Het is natuurlijk ook vrees voor een ‘opstand van de kiezers, waarvoor de ingrediënten nog altijd aanwezig zijn’ vrees dus voor een herhaling van mei 2002 (toen de PvdA, na de moord op Pim Fortuyn, bijna gehalveerd werd) die heeft bijgedragen tot Bos' bekering. Maar hoe dan ook: die bekering markeert een omslag in de Nederlandse cultuur.
Stevent ook Europa af op zo'n uur der waarheid? Europa behoort, internationaal gezien, tot de ‘zachte krachten’. Het kan militair nauwelijks een vuist maken; het spreekt zelfs niet uit één mond. Zijn grote troef is de democratie en de eerbied voor de mensenrechten. Die kunnen ‘zwakke krachten’ worden genoemd.
Laten we daar niet gering over denken. Hun ondermijnende invloed heeft krachtig bijgedragen tot de implosie van het sovjetrijk en, ten slotte, van de Sovjet-Unie zelf bijgedragen, want het besef dat de Sovjet-Unie op den duur niet opgewassen zou zijn tegen de militaire en economische macht van het Westen, heeft er ook zijn aandeel in gehad, heeft dit proces zelfs bespoedigd.
Hier heeft dus een combinatie van ‘zwakke’ en ‘harde’ krachten een gewenst resultaat gehad. Nu kan Europa in de crisis die op dit ogenblik in Oekraïne woedt, bijna uitsluitend zijn ‘zwakke krachten’ in het spel brengen.

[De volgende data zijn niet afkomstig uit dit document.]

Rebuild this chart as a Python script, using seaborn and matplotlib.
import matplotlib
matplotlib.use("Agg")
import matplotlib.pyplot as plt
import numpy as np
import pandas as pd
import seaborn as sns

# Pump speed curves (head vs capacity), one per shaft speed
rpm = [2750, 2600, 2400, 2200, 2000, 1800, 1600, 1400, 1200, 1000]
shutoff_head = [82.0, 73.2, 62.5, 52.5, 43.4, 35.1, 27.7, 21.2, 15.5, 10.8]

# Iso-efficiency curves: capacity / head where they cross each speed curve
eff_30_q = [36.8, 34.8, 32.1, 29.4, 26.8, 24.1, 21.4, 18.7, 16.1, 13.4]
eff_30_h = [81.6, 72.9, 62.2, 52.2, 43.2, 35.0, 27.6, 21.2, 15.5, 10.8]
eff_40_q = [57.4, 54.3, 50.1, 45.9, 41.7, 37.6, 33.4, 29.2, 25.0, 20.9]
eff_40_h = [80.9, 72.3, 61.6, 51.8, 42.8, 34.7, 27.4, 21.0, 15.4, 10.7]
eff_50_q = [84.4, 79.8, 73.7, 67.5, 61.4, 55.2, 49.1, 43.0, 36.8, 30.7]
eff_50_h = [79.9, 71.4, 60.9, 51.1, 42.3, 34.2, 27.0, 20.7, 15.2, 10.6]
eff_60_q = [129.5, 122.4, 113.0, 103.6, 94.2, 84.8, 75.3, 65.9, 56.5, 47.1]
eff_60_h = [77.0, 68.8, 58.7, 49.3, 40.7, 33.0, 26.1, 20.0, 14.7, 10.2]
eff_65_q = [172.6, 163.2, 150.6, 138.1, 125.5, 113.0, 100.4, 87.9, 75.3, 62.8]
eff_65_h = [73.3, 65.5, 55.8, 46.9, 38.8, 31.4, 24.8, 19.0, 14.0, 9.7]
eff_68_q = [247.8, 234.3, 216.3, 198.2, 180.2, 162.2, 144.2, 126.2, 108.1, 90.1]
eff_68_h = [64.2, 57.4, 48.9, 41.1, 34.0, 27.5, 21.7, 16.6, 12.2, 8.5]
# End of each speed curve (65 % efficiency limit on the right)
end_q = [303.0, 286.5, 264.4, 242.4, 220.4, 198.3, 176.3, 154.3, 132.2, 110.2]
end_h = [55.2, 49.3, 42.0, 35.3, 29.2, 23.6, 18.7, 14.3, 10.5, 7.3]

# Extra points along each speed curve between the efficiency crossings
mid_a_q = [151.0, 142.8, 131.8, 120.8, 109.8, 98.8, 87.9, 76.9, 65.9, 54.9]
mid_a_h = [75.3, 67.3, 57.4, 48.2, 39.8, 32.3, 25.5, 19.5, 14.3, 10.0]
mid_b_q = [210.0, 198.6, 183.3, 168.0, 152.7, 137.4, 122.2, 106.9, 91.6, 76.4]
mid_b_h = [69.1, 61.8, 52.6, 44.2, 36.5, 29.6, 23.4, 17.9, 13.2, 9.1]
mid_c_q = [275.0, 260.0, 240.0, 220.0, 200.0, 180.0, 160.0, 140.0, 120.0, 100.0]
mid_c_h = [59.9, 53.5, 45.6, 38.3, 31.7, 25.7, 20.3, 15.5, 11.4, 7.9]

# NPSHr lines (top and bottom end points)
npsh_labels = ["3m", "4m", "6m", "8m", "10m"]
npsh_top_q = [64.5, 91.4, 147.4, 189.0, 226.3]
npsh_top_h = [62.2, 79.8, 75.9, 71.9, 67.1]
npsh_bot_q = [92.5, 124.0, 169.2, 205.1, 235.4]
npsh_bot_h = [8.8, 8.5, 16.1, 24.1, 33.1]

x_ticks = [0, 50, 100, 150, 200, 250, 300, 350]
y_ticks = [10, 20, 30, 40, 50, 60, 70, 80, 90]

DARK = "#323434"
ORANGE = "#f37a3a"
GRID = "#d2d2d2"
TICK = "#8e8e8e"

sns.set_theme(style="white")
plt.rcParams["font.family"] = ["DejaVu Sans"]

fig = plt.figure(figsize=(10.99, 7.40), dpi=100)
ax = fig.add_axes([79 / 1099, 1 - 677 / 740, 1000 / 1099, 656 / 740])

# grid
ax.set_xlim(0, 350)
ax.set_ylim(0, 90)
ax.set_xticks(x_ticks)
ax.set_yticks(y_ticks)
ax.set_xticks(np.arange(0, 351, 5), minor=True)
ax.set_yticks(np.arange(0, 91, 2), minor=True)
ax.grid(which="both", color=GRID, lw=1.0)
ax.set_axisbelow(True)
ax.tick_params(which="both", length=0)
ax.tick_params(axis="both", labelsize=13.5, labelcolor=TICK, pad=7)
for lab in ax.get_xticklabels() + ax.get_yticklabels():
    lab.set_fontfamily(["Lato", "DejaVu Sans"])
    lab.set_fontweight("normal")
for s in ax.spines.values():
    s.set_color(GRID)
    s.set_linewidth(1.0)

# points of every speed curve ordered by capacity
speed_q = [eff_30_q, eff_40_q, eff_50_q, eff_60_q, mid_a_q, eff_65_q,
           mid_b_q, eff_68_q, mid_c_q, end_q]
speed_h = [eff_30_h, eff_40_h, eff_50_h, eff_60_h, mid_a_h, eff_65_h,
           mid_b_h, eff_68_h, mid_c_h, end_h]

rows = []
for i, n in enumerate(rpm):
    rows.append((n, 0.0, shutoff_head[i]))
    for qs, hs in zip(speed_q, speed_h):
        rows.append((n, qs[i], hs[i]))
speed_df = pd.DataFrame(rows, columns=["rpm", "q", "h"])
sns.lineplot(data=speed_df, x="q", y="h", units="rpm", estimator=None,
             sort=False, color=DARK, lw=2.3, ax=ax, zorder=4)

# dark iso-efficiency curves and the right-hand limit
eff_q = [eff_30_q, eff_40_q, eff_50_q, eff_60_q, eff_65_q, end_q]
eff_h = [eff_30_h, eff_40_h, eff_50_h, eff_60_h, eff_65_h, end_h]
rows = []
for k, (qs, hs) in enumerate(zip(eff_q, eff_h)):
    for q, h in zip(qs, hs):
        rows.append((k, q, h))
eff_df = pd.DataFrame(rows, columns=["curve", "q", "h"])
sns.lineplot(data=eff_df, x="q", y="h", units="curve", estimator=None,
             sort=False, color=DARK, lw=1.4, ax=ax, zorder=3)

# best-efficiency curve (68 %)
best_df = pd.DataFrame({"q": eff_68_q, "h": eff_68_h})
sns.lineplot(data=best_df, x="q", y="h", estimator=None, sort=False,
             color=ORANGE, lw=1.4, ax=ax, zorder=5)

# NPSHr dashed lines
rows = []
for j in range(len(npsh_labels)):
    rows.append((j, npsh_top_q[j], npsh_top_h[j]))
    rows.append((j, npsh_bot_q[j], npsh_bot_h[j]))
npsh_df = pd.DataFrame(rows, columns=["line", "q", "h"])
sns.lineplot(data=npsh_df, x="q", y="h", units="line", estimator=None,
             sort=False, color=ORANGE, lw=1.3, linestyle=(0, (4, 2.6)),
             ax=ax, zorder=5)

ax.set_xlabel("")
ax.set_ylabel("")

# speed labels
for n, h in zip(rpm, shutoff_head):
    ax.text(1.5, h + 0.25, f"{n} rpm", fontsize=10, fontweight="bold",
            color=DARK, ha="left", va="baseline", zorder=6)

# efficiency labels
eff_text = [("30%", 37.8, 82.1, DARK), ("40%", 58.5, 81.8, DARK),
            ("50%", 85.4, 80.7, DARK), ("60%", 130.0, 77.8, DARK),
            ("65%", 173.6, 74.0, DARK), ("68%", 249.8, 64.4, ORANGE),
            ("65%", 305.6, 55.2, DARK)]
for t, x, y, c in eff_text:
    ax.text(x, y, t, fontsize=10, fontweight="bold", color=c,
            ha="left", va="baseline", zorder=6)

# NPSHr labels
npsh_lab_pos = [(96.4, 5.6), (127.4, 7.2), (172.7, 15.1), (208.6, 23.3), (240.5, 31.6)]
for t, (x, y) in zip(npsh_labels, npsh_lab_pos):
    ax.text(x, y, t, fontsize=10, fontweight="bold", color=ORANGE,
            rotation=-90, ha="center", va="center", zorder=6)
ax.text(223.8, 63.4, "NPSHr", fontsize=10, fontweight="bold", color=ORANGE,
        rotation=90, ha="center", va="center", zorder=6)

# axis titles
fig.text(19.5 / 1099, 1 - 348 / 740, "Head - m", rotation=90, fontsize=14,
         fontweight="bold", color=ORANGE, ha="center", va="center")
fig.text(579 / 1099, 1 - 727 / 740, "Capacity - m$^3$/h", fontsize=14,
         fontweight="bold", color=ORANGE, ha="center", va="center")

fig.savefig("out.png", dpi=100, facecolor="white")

Is dit overtuigend genoeg? Minister Bot wees er gisteren in Oxford terecht op dat ‘vele mensen buiten Europa denken dat de Europese Unie fair play gebruikt als een voorwendsel om onze invloed uit te breiden’.
Rusland denkt dit zeker, omdat het niet anders dan in machtstermen kan denken en de uitbreiding van Europese invloed over zijn randstaten dus ziet als een bedreiging van zijn eigen invloedssfeer. Het wordt in dit denken gesterkt door diegenen in Europa die het, om vaak respectabele redenen overigens, niet op een crisis met Rusland willen laten aankomen door bondskanselier Schröder in de eerste plaats, die zich meer met zijn Duzfreund Poetin verbonden voelt dan met president Bush. Hij noemt hem een ‘loepzuivere democraat’.

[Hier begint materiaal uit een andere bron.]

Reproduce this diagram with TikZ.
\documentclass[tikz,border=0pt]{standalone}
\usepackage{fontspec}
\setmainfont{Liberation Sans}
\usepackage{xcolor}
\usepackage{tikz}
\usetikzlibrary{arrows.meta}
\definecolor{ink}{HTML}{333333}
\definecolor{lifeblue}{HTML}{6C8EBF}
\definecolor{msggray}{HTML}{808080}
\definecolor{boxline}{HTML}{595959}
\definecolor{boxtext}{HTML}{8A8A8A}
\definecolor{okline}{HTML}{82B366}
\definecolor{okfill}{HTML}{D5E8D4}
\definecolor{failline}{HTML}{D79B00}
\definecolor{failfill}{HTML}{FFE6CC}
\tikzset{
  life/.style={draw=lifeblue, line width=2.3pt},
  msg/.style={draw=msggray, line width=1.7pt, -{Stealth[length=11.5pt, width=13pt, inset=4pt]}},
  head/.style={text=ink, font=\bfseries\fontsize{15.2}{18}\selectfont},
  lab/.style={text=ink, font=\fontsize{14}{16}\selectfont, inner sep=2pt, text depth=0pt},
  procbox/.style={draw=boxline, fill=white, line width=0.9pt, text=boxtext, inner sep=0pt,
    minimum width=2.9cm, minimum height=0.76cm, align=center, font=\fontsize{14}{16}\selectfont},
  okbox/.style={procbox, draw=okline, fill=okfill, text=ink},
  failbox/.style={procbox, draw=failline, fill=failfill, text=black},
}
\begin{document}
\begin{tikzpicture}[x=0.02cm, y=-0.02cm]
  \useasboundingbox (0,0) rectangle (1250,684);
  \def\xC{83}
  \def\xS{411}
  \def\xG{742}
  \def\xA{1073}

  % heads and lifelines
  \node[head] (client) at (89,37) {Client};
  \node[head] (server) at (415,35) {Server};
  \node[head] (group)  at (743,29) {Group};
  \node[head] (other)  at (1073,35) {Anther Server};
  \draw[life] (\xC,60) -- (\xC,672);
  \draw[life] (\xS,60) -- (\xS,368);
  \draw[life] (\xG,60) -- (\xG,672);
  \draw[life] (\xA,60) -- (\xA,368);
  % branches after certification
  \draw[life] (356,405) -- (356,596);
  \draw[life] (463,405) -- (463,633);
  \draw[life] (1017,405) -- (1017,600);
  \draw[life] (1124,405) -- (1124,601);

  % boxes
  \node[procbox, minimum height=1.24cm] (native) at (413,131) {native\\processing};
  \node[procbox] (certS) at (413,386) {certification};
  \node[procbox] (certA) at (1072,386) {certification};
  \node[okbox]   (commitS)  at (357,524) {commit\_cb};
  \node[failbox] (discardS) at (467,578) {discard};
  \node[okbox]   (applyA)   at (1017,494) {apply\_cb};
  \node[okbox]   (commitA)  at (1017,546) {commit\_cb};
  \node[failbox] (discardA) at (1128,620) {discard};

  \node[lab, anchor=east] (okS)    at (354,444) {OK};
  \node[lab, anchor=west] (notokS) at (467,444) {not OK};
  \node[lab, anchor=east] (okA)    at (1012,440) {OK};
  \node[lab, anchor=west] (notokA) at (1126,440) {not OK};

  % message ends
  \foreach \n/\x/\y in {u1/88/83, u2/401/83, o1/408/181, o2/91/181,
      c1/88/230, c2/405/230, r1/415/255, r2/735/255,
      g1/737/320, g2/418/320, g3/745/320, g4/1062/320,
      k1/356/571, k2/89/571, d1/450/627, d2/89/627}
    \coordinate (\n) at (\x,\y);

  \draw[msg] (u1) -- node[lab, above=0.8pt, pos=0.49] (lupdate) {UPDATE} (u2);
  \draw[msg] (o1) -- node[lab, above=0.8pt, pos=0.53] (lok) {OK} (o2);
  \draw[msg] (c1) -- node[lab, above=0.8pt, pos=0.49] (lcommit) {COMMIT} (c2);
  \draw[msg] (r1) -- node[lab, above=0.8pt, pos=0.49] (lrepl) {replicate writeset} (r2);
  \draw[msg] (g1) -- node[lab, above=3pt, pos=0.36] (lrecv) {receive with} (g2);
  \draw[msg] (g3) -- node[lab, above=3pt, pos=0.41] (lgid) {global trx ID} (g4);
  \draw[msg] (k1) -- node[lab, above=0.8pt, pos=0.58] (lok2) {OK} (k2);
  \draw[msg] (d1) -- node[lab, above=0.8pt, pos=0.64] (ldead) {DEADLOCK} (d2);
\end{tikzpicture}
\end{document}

Hier botsen ideële motieven dus tegen strategische of, zo men wil, geopolitieke overwegingen. ‘Kan een principiële politiek een machtspolitiek in de schaduw stellen?’, vroeg Bot in Oxford. Daar komt nog een andere overweging bij: zelfs morele steun aan de democratische krachten in Oekraïne brengt verplichtingen mee. Als Joesjtsjenko als winnaar uit de crisis tevoorschijn komt, zal Europa hem niet in zijn vet kunnen laten gaar koken, maar op z'n minst uitzicht moeten bieden op lidmaatschap van de EU.
Maar als de EU, die al met het probleem zit hoe 60 miljoen Turken te integreren, ook nog eens 50 miljoen Oekraïeners (die meer Europees zijn dan de Turken) zou moeten opnemen, zou dat tot overbelasting leiden, in elk geval tot een interne machtsverschuiving. In het Europese Parlement, dat steeds meer aan zelfbewustheid wint, zou de West-Europese invloed slinken.
Dat alles kan het gevolg zijn van een overwinning der ‘zachte krachten’. Maar nu praten we wel over een proces dat tientallen jaren kan duren. Henriette Roland Holst dichtte dan ook: ‘De zachte krachten zullen zeker winnen in 't eind.’ Maar zullen de zachte en de harde krachten, die hun eigen dynamiek hebben, het geduld hebben het door hen gewenste eind af te wachten?